Foi-se o tempo que o calendário litúrgico da Igreja Católica era regra universal de caráter obrigatório para todos. Foi-se o tempo em que a quarta-feira depois do carnaval era realmente de cinzas. Hoje essa quarta-feira está mais para cheiro de álcool e diversão, que penitência e conversão. Alguns grupos religiosos ainda insistem em impor à cidade um calendário que não mais lhe pertence. Tornou-se secular, laico. A cidade não é mais espaço de convívio religioso, mas ambiente democrático, plural, e nem mesmo um poder como o judiciário tem a seu dispor o direito de obrigar ao fim do carnaval na quarta-feira de cinza.
A cidade de Vitória, especialmente o seu centro, parece ser espaço para a nova disputa moral do poder político com a mediação de membros do poder judiciário. O melhor que deveria acontecer é esse poder eximir-se desse imbróglio. Somente vai conspurcar-se. O mais ridículo ainda parece ser, segundo o membro do poder judiciário que notificou a Prefeitura, é alegar barulho e sujeira. A mesma regra não vale para os demais bairros. Então, somente o centro de Vitória está incomodado com sujeira e barulho?
Se a questão for sujeita, temos muito a debater, pois nem as praias da grande Vitória escapam desse mal. Aqui pertinho na Praia do Canto, região da Ilha do Frade e Ilha do Boi, meus netos não conseguiram entrar nas aguas dessas praias tamanha a sujeira ali depositada. Tá passando da hora de varrer o fundo do mar. As ruas da Praia do Canto estão sob a tutela de seus moradores, e a sujeira de animais defecando é grande.

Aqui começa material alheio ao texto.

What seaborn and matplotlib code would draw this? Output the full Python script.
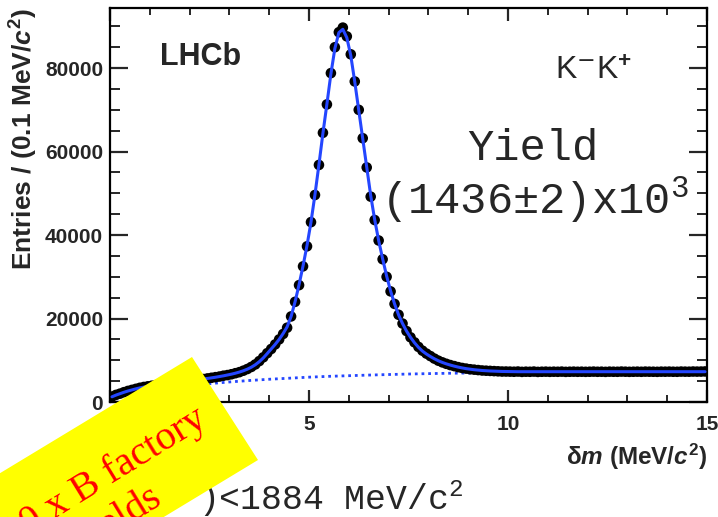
import numpy as np
import pandas as pd
import matplotlib
matplotlib.use("Agg")
import matplotlib.pyplot as plt
from matplotlib.patches import Polygon
from matplotlib.ticker import MultipleLocator
import seaborn as sns

# ---- data: D*+ -> D0 pi+, D0 -> K-K+ ; delta-m spectrum in 0.1 MeV/c^2 bins ----
n_bins = 150
bin_width = 0.1
bin_centers = bin_width * (np.arange(n_bins) + 0.5)

counts = [
    1300, 1700, 2000, 2350, 2650, 2900, 3150, 3400, 3600, 3750,
    3900, 4050, 4150, 4300, 4400, 4550, 4700, 4850, 4950, 5050,
    5150, 5250, 5400, 5500, 5650, 5800, 5950, 6100, 6300, 6450,
    6650, 6900, 7150, 7500, 7900, 8400, 9000, 9800, 10700, 11700,
    12700, 13800, 15000, 16300, 17800, 20500, 24000, 28000, 32500, 37300,
    43100, 49600, 56800, 64500, 71300, 78800, 85000, 88600, 89700, 87600,
    83300, 76800, 70000, 63200, 56200, 49200, 43600, 38700, 34200, 30000,
    26500, 23500, 20900, 18800, 17000, 15500, 14300, 13200, 12300, 11600,
    11000, 10400, 9900, 9500, 9150, 8850, 8600, 8350, 8150, 8000,
    7850, 7750, 7650, 7550, 7500, 7450, 7400, 7350, 7300, 7300,
    7280, 7250, 7300, 7220, 7260, 7240, 7290, 7210, 7250, 7270,
    7230, 7260, 7240, 7280, 7220, 7250, 7270, 7240, 7260, 7230,
    7250, 7280, 7240, 7260, 7220, 7270, 7250, 7240, 7290, 7260,
    7230, 7250, 7270, 7240, 7280, 7260, 7250, 7230, 7270, 7260,
    7280, 7250, 7240, 7290, 7270, 7260, 7300, 7280, 7290, 7320,
]

# total fit model evaluated at the bin centres
fit_total = [
    1250, 1650, 2000, 2330, 2630, 2900, 3150, 3380, 3580, 3760,
    3920, 4060, 4190, 4310, 4430, 4550, 4680, 4810, 4930, 5050,
    5160, 5270, 5390, 5510, 5640, 5780, 5930, 6090, 6270, 6460,
    6670, 6900, 7170, 7480, 7860, 8330, 8920, 9650, 10550, 11600,
    12700, 13800, 15000, 16400, 18000, 20500, 24000, 28100, 32600, 37500,
    43100, 49700, 56900, 64400, 71400, 78600, 84700, 88500, 89300, 87300,
    83000, 76700, 69900, 63100, 56300, 49500, 43700, 38700, 34300, 30200,
    26600, 23500, 20900, 18800, 17000, 15500, 14200, 13100, 12200, 11500,
    10900, 10350, 9880, 9480, 9140, 8850, 8590, 8360, 8160, 7990,
    7850, 7730, 7630, 7550, 7480, 7430, 7390, 7350, 7320, 7300,
] + [7260] * 50

# combinatorial background component
bkg_x = [0.0, 0.5, 1.0, 1.5, 2.0, 2.5, 3.0, 3.5, 4.0, 4.5, 5.0, 5.5, 6.0, 6.5,
         7.0, 7.5, 8.0, 8.5, 9.0, 9.5, 10.0, 10.5, 11.0, 11.5, 12.0, 12.5,
         13.0, 13.5, 14.0, 14.5, 15.0]
bkg_y = [600, 2000, 2900, 3500, 4000, 4400, 4800, 5150, 5450, 5700, 5950,
         6150, 6300, 6450, 6580, 6700, 6800, 6880, 6950, 7010, 7060, 7100,
         7140, 7170, 7200, 7220, 7240, 7260, 7280, 7290, 7300]

xticks = [0, 5, 10, 15]
yticks = [0, 20000, 40000, 60000, 80000]

df = pd.DataFrame({"dm": bin_centers, "entries": counts, "fit": fit_total})
df_bkg = pd.DataFrame({"dm": bkg_x, "bkg": bkg_y})

# ---- style ----
sns.set_theme(style="ticks")
plt.rcParams["font.family"] = ["Liberation Sans", "DejaVu Sans"]
plt.rcParams["mathtext.fontset"] = "custom"
plt.rcParams["mathtext.rm"] = "Liberation Sans:bold"
plt.rcParams["mathtext.it"] = "Liberation Sans:italic:bold"
plt.rcParams["mathtext.bf"] = "Liberation Sans:bold"
plt.rcParams["mathtext.tt"] = "Liberation Mono"

W, H = 718, 517
fig = plt.figure(figsize=(W / 100, H / 100), dpi=100)
fig.patch.set_facecolor("white")


def fx(px):
    return px / W


def fy(py):
    return 1 - py / H


ax = fig.add_axes([fx(110), fy(402), fx(707) - fx(110), fy(8) - fy(402)])
ax.set_facecolor("white")

blue = "#2446ff"
sns.lineplot(data=df_bkg, x="dm", y="bkg", ax=ax, color=blue, lw=2.0,
             linestyle=(0, (1.0, 1.4)), zorder=2)
sns.scatterplot(data=df, x="dm", y="entries", ax=ax, color="black", s=58,
                edgecolor="none", zorder=3)
sns.lineplot(data=df, x="dm", y="fit", ax=ax, color=blue, lw=2.2, zorder=4)

ax.set_xlim(0, 15)
ax.set_ylim(0, 94400)
ax.set_xticks(xticks)
ax.set_yticks(yticks)
ax.xaxis.set_minor_locator(MultipleLocator(1))
ax.yaxis.set_minor_locator(MultipleLocator(5000))

for s in ax.spines.values():
    s.set_linewidth(1.6)
    s.set_color("black")

ax.tick_params(axis="x", which="major", direction="in", length=9, width=1.6,
               top=True, labelsize=15, pad=9)
ax.tick_params(axis="x", which="minor", direction="in", length=5, width=1.4,
               top=True)
ax.tick_params(axis="y", which="major", direction="in", length=13, width=1.6,
               right=True, labelsize=15, pad=5)
ax.tick_params(axis="y", which="minor", direction="in", length=7, width=1.4,
               right=True)
for lab in ax.get_xticklabels() + ax.get_yticklabels():
    lab.set_fontweight("bold")

ax.set_ylabel(r"Entries / (0.1 MeV/$c^{2}$)", fontsize=19, fontweight="bold",
              loc="top")
ax.yaxis.set_label_coords(-0.118, 1.0)
ax.set_xlabel(r"δ$m$ (MeV/$c^{2}$)", fontsize=17.5, fontweight="bold",
              loc="right")
ax.xaxis.set_label_coords(1.0, -0.100)

# ---- annotations ----
fig.text(fx(160), fy(57), "LHCb", fontsize=22, fontweight="bold",
         ha="left", va="center")
fig.text(fx(555), fy(80), r"K$^{\mathsf{-}}$K$^{+}$", fontsize=23,
         ha="left", va="baseline")
fig.text(fx(533), fy(160), "Yield", fontsize=31.5, family="Liberation Mono",
         ha="center", va="baseline")
fig.text(fx(381), fy(214), r"(1436±2)x10$^{\mathtt{3}}$", fontsize=31.5,
         family="Liberation Mono", ha="left", va="baseline")
fig.text(fx(198), fy(510), r")<1884 MeV/c$^{\mathtt{2}}$", fontsize=25,
         family="Liberation Mono", ha="left", va="baseline")

# ---- rotated yellow call-out ----
T = np.array([192.0, 357.0])
R = np.array([258.0, 460.0])
v = np.array([-0.856, 0.518])
L = 420.0
corners = [T, R, R + L * v, T + L * v]
poly = Polygon([(fx(p[0]), fy(p[1])) for p in corners], closed=True,
               transform=fig.transFigure, facecolor="#ffff00",
               edgecolor="none", zorder=10)
fig.add_artist(poly)

ang = 31.5
fig.text(fx(209), fy(424), "10 x B factory", fontsize=29,
         family="Liberation Serif", color="#ff0000", rotation=ang,
         rotation_mode="anchor", ha="right", va="baseline", zorder=11)
fig.text(fx(164), fy(503), "yields", fontsize=29,
         family="Liberation Serif", color="#ff0000", rotation=ang,
         rotation_mode="anchor", ha="right", va="baseline", zorder=11)

fig.savefig("out.png", dpi=100)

Como ficavam as ruas no entorno do Triângulo das Bermudas depois dos jogos da copa do mundo, ou dos campeonatos brasileiros como carioca e brasileiro? Ah! Os torcedores não fazem barulhos durantes os jogos? Quem solta tantos rojões pela cidade? Tantos fogos que nossos pets não sabem onde se esconder!

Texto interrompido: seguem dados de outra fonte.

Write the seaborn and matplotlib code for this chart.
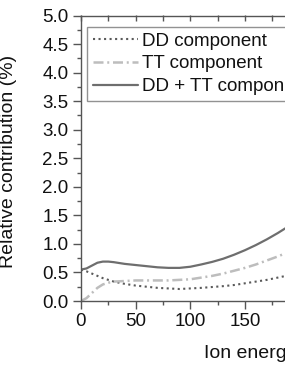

Durante as campanhas eleitorais a região da Praia do Canto convive com tanto barulho, tantos gritos, tantos trios elétricos, enfim, esse barulho todo não incomoda a ninguém? O som da Praça do Papa chega a Jardim da Penha. Quem fiscaliza isso? Quem proíbe isso? Quem cuida da vida urbana?
Por fim, não precisamos de nenhum poder que nos obrigue a uma norma moral ou religiosa, mas um poder que nos obrigue a viver democraticamente na cidade. Esse espaço é essencialmente democrático. Serão as regras da democracia o maior valor a ser defendido, legislado, gestado pelos senhores eleitos pelo povo. Algo em contrário a isso torna-se tirania e não democracia. O tempo dos tiranos ficou no passado, mas alguns grupos querem ressuscitar em prol de seus interesses eleitorais. O carnaval deve terminar no momento estabelecido pela convivência democrática, votado e registrado. Não é a opinião de algum magistrado que deva se impor como norma, mas o desejo democrático de um convívio harmonioso e seguro.